The meeting featured three panelists across multiple advocacy groups — including Micheal Marshall from the Poor People’s Campaign, Deka Dancil from the New York Civil Liberties Union and Gabe Gonzalez from the New York state campaign of the Economic Security Project. The conversation was moderated by Jay Brandon, organizing director of ESV.

“When we talk about poverty and taxation, it’s always on some economic model about who’s going to enrich society,” Marshall said. “How about just so that people can live, just so that children can be children?”



The city of Syracuse has the highest child poverty rate among large cities in New York state and the second highest child poverty rate among large cities throughout the nation, CNY VITALS reported. In 2022, a report by New York State Comptroller Thomas DiNapoli found that between 40 and 46% of children in Syracuse, Rochester and Buffalo were living in poverty.

Marshall, a Black man who grew up in the Syracuse foster care system, introduced the forum by personally thanking the Black women in his life for taking on the “burden and brunt of all the suffering ways of society.” He also highlighted the effects of redlining in Syracuse, which he said contributes to poverty and disenfranchisement of communities of color throughout the city.

Black children are about three times more likely to live in poverty than white children, before and after accounting for tax credits, according to a study by the Center On Poverty and Social Policy at Columbia University.

“When we talk about some of the root systemic issues around poverty and children, you can look at the intention of deliberate policies of government and society and see where people place their values,” Marshall said.

He went on to say that analyzing the Child Tax Credit requires looking at pre-and-post COVID-19 pandemic child poverty rates. The Supplemental Poverty Measure rate for children in New York rose to 20.2% post-pandemic from its pre-pandemic rate of 18.6%.

In 2021, the amount of the Child Tax Credit increased from $2,000 to $3,600 for children under six and $3,000 for all others under 18 in response to COVID-19 related financial hardships. The expansion of the Child Tax Credit expired in 2021, which led to a subsequent spike in child poverty rates.

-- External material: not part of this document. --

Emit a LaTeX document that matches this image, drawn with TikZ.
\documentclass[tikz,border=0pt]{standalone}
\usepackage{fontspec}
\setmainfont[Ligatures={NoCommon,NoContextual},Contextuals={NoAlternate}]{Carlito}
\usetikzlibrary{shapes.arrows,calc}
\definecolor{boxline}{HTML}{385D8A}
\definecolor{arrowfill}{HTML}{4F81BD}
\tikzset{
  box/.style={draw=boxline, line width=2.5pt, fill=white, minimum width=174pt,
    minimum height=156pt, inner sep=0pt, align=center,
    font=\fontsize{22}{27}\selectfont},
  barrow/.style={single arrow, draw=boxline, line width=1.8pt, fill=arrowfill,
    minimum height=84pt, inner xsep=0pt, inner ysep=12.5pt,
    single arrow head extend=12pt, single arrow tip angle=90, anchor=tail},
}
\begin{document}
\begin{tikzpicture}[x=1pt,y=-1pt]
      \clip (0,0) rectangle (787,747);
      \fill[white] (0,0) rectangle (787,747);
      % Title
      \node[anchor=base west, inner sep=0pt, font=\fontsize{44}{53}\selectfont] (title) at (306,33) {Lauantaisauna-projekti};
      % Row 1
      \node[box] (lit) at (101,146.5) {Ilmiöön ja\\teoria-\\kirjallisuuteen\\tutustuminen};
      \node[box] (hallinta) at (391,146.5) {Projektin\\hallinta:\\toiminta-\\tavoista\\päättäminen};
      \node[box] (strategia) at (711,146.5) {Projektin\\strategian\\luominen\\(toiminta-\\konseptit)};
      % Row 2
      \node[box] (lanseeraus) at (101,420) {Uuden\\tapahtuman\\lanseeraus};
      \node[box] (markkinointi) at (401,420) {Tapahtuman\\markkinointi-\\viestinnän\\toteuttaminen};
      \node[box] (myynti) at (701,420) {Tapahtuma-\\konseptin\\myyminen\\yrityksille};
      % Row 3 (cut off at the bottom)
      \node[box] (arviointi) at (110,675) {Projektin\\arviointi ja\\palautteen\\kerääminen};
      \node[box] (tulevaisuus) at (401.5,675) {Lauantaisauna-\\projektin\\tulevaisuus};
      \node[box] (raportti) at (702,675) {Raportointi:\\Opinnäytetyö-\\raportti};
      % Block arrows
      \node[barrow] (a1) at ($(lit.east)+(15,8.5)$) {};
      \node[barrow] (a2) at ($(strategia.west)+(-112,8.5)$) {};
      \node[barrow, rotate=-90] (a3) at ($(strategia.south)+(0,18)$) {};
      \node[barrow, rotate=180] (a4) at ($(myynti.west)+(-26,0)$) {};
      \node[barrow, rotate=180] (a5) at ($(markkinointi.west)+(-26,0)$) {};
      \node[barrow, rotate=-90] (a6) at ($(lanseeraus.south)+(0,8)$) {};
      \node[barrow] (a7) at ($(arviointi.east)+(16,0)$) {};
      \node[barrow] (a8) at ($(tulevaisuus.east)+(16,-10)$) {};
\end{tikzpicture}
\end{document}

In 2025, the Republican tax plan will expire, which Gonzalez said will make room for new policies to combat child poverty. The child tax credit is designed for moderate-income families to reduce their tax liability, according to the United States Internal Revenue Service. There are a series of qualifications that children must meet to be considered eligible for the credit.

Gonzalez said his team’s goal is to get the child tax credit plan back to what it was in 2021, where it was fully refundable and “accessible to everybody.”

Another speaker, Dancil, said she grew up as one of nine kids living in poverty. She said her mother, who was unemployed, would let people claim her and her siblings on their taxes so that she could receive a portion of the credit, but sometimes they would just take the money for themselves.

“They took her kids’ social security numbers, claimed the money in taxes and then ditched her after,” Dancil said.

Dancil said reintroducing the refundable aspect of the Child Tax Credit policy would prevent similar incidents from happening to other families living in poverty.

Vice President Kamala Harris has proposed a $6,000 tax credit for families with children should she be elected president in November. Senator J.D. Vance, former President Donald Trump’s choice for vice president, also suggested upping the credit to $5,000. Currently, the credit sits at $2,000.

At the end of the conversation, Brandon said there may be beneficial initiatives already in place to combat systemic poverty. Panelists responded by giving examples of change from their respective organizations.

Marshall said that now, 50 years later, he is in a profession where he is working with the very people, like himself, that have been impacted by the issues of child poverty.

“It is about how you relate to people,” Marshall said. “It’s not about the data and the laws and the policies and rules but just about how you treat your fellow human beings as a child, and if you see a child in distress and need, how do you respond to that child?”